At the outset, two things: for a number of reasons, I think the 3 Year Sunday reading cycle (and its twin, the Revised Common Lectionary), is the best we Christians currently have; secondly – it is not perfect.

I want to write about a problem with it that may have been niggling in the back of your head when you read how Ordinary Sundays are organised.

Here’s some revision for those who need it: The system has 34 Ordinary Weeks for those years with 53 Sundays. [I have a maths degree and I’m not afraid to use it: If a year starts on a Sunday, there will be 53 Sundays (next time 2017); if a leap year starts on a Saturday (next time 2028) or a Sunday (next time 2040), there will be 53 Sundays].

When a year has 52 Sundays, we drop a week out of the 34 possible weeks. So, the moral of that little story is: most years use only 33 of the possible 34 weeks [In the next 50 years there are only 9 years with 53 Sundays].

The week that is dropped is the one that would follow the last Sunday before Lent. Eg. this year (a year with 52 Sundays), the Sunday before Lent was Ordinary 8 so we drop Week 9. And the week of Monday after the Day of Pentecost was Ordinary Week 10.

Now Lent/Easter only moves back and forth a limited amount. The earliest that Ash Wednesday can be is February 4, the latest Ash Wednesday can be is March 10. So the earliest Sunday that can be dropped is the 5th Sunday in Ordinary Time. And the latest that can be dropped is the 10th Sunday in Ordinary Time.

Are you still there?!

The propers (readings and collect) for the Day of Pentecost are used instead of the Sunday for the Ordinary Week that follows the Easter Season. And for Trinity Sunday instead of the next Sunday. So, to stay with this year’s example, Ordinary Week 9 was dropped; the Sunday readings for Ordinary Week 10 were actually those of the Day of Pentecost; the Sunday readings for Ordinary Week 11 were actually those of Trinity. [And then some followed Corpus Christi on the next Sunday; and others used Te Pouhere Sunday].
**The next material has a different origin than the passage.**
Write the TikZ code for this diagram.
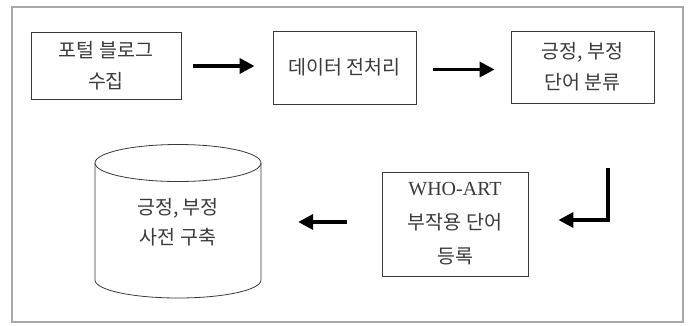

Fr. Michael Slusser explains thatup through 2039

  • Sundays 6 through 9 are pre-empted in 2035
  • Sundays 6 through 10: 2016, 2027, 2032
  • Sundays 7 through 10: 2018, 2024, 2029
  • Sundays 7 through 11: 2015, 2021, 2026, 2037
  • Sundays 8 through 11: 2023, 2034
  • Sundays 8 through 12: 2014, 2020, 2031, 2036, 2039
  • Sundays 9 through 12: 2028
  • Sundays 9 through 13: 2017, 2019, 2022, 2025, 2030, 2033, 2038

What immediately springs to view is that the readings for Sunday 9 are never heard during the years 2014–2039 (although in 2011, the cycle A readings for the Ninth Sunday did get a hearing); only once do we get to hear any readings for the Tenth Sunday, in 2035. Sundays 9 and 10 are in the deepest part of what I call the Paschal eclipse of the Sunday Lectionary. The cycle B and C readings for Sundays 9 and 10 are not used even once in the thirty years 2010–2039. The cycle B readings for Sunday 8 are heard only twice (2030, 2033), and the cycle C readings for Sunday 8 are not heard between 2016 and 2034. On Sunday 7, the cycle A readings are not heard at all from 2023 to 2038, and cycle B is silent between 2012 and 2030. After 2016, the cycle C readings for Sunday 11 will not reappear until the 2040s. Further out on the fringe of the eclipse, the impact of the Paschal Season and associated feasts on the Sunday lectionary is less dramatic, but in 2011 even Sunday 14 was affected.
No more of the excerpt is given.